Volcanism amid falling seas in the Mediterranean

Nature Geoscience

September 26, 2017

A fall in the level of the Mediterranean Sea about 6 million years ago may have triggered volcanic eruptions in the region, according to a study published online this week in Nature Geoscience.

Vast salt deposits exist beneath the Mediterranean seabed. These deposits are thought to have formed when the Mediterranean Sea became isolated from the Atlantic Ocean about 5 to 6 million years ago, leading to evaporation and sea-level fall in an event known as the Messinian salinity crisis. The rate and amount of sea-level fall in the Mediterranean during this time is debated. However, if the sea-level drop was dramatic and rapid, it could have unloaded Earth’s surface, decompressing the mantle below. Such mantle decompression can enhance magma production and, in turn, lead to volcanic eruptions at the surface.

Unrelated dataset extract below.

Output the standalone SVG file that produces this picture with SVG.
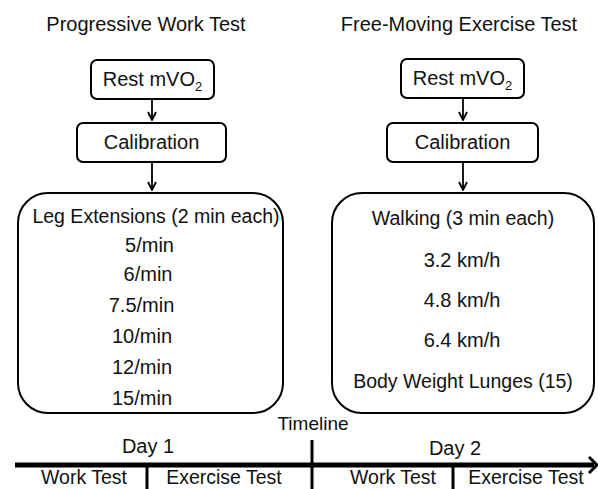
<svg xmlns="http://www.w3.org/2000/svg" width="598" height="489" viewBox="0 0 598 489">
<style>
text{font-family:"Liberation Sans",Arial,sans-serif;font-size:20px;fill:#111;text-anchor:middle}
.box{fill:#fff;stroke:#000;stroke-width:2}
.con{stroke:#000;stroke-width:1.8;fill:none}
.tl{stroke:#000;stroke-width:3;fill:none}
.bt{font-size:19.5px}
</style>
<defs>
<marker id="ah" viewBox="0 0 10 10" refX="9" refY="5" markerWidth="10" markerHeight="10" markerUnits="userSpaceOnUse" orient="auto">
<path d="M1,1 L9,5 L1,9" fill="none" stroke="#000" stroke-width="1.8"/>
</marker>
</defs>
<rect width="598" height="489" fill="#fff"/>
<text x="146" y="31">Progressive Work Test</text>
<text x="459" y="31">Free-Moving Exercise Test</text>
<g id="rest1"><rect class="box" x="91" y="60" width="123" height="39" rx="6"/><text x="152.5" y="86">Rest mVO<tspan font-size="13" dy="5">2</tspan></text></g>
<g id="cal1"><rect class="box" x="77" y="123" width="149" height="39" rx="6"/><text x="151.5" y="149">Calibration</text></g>
<g id="ex1"><rect class="box" x="18" y="193" width="265" height="220" rx="30"/>
<text x="156" y="223" class="bt">Leg Extensions (2 min each)</text>
<text x="149.5" y="252">5/min</text>
<text x="148" y="281">6/min</text>
<text x="141.5" y="312">7.5/min</text>
<text x="142" y="343">10/min</text>
<text x="142" y="374">12/min</text>
<text x="142" y="405">15/min</text>
</g>
<g id="rest2"><rect class="box" x="401" y="59" width="123" height="39" rx="6"/><text x="462.5" y="85">Rest mVO<tspan font-size="13" dy="5">2</tspan></text></g>
<g id="cal2"><rect class="box" x="387" y="123" width="151" height="39" rx="6"/><text x="462.5" y="149">Calibration</text></g>
<g id="ex2"><rect class="box" x="332" y="193" width="262" height="220" rx="30"/>
<text x="463" y="225" class="bt">Walking (3 min each)</text>
<text x="462" y="267">3.2 km/h</text>
<text x="462" y="307">4.8 km/h</text>
<text x="462" y="347">6.4 km/h</text>
<text x="463" y="388" class="bt">Body Weight Lunges (15)</text>
</g>
<g id="connectors">
<line class="con" x1="152" y1="99" x2="152" y2="120" marker-end="url(#ah)"/>
<line class="con" x1="152" y1="162" x2="152" y2="190" marker-end="url(#ah)"/>
<line class="con" x1="463" y1="98" x2="463" y2="120" marker-end="url(#ah)"/>
<line class="con" x1="463" y1="162" x2="463" y2="190" marker-end="url(#ah)"/>
</g>
<g id="timeline">
<text x="313" y="430" style="font-size:19px">Timeline</text>
<text x="148" y="453">Day 1</text>
<text x="455" y="455">Day 2</text>
<line x1="15" y1="465" x2="594" y2="465" stroke="#000" stroke-width="5"/>
<path d="M589,457 L597,465 L589,473" fill="none" stroke="#000" stroke-width="3"/>
<line class="tl" x1="147" y1="465" x2="147" y2="489"/>
<line class="tl" x1="312" y1="440" x2="312" y2="489"/>
<line class="tl" x1="453" y1="465" x2="453" y2="489"/>
<text x="84" y="484" class="bt">Work Test</text>
<text x="224" y="484" class="bt">Exercise Test</text>
<text x="393" y="484" class="bt">Work Test</text>
<text x="526" y="484" class="bt">Exercise Test</text>
</g>
</svg>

Pietro Sternai and colleagues test this idea using a combination of geological data and numerical modelling. They compile existing data on the timing of magma intrusions and volcanic eruptions in the region, and show that there was a pulse of increased volcanic activity towards the end of the Messinian salinity crisis. The researchers calculate changes in the surface load caused by a kilometre-scale drop in sea level, taking into account the counter weight of the increased density of the remaining highly saline water and accumulating salt deposits. They then use a numerical model to verify that such changes in sea level would have been sufficient to unload and decompress the mantle, triggering increased volcanism in the Mediterranean.

The results provide independent support the idea that sea-level fall during the Messinian salinity crisis was rapid and occurred on a dramatic scale, and also highlight the sensitivity of Earth’s solid interior to changes at the surface.

In an accompanying News & Views article, Jean-Arthur Olive writes that “This proposed link will motivate the collection of high-resolution field data that better constrain the timing of volcanism in the Mediterranean, along with the development of novel approaches for coupled lithosphere-magma dynamics.”